Agate is also called “The Earth Rainbow” because of its ability to come in such various shades and layers of color. The stone is dated back to Babylon and was used as a stone of healing. Its history stretches across the world in different times, cultures, and countries. However, it was Germany that helped the stone become popular in the 15th and 19th centuries. This is also why we still see it today being used in jewelry. The stone is a banded and layered mineral from the Quartz family. The variety of color these stones can come in is huge. Agate may have many meanings around the world stemming from culture to color variation but overall the stone is seen as a symbol of strength and harmonization of negative and positive energies.
Opal is not only recognized for being the birthstone of October but for its luster and reflective hues of color. This is a stone of mixed history. In Roman history it went from being the “Queen of Gems” to a stone rumored to be tied with misfortune and death.

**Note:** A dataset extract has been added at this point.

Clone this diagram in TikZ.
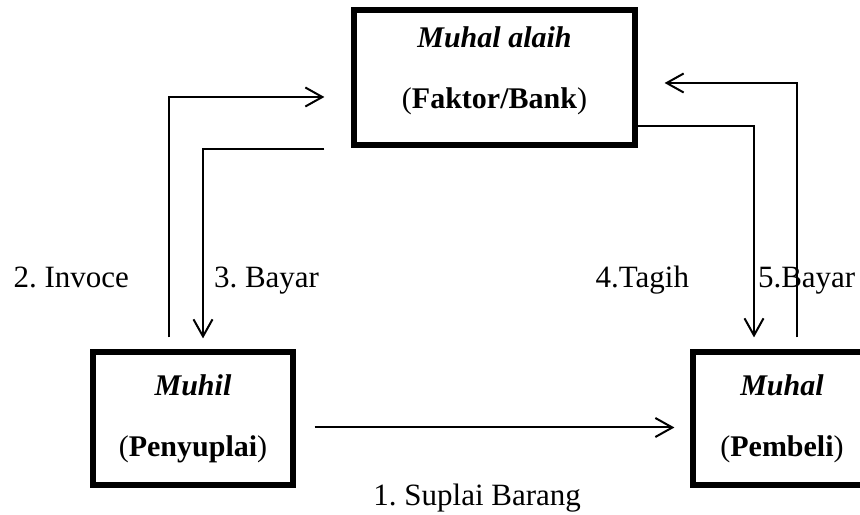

In the twentieth century it made a comeback and today, it is a very popular and well-loved gemstone. It comes in a numerous amount of shades including some very bright and some very dark. The most common color seen today is the Crystal Opal with translucent strikes of color and an almost neon rainbow effect. Opal is said to inspire hope, happiness, love and purity.
Amethyst is known most commonly as the birthstone of February. It was used throughout history for its beauty and ability to calm the mind and sooth emotions. Another use was to prevent overindulgence and drunkenness specifically by the Ancient Greeks and Romans. By today’s standards it is considered a semi-precious stone but if you look back further in history, it was as prized as diamonds. This stone is quite common around the world today but its beauty and uses make up for its lack of rarity. The shades of this stone do vary from red to deep violet but the most commonly seen color is the vivid purple. While the meaning may differ between time and culture, the Amethyst is most known for being a stone of spirituality and peace.
Turquoise is said to be the oldest gemstone known to man in human history. Throughout time, this stone was honored as a symbol of wisdom and nobility. To some cultures it was even considered to a symbol of immortality. From the Ancient Egyptians to the Native Americans, Turquoise was considered a sacred stone of power, luck and protection. The blue-green hues of the stone and its light weight make it a versatile stone for carved figures, jewelry pendents and other accessories. While it is a more common stone, it is still treasured by many cultures today.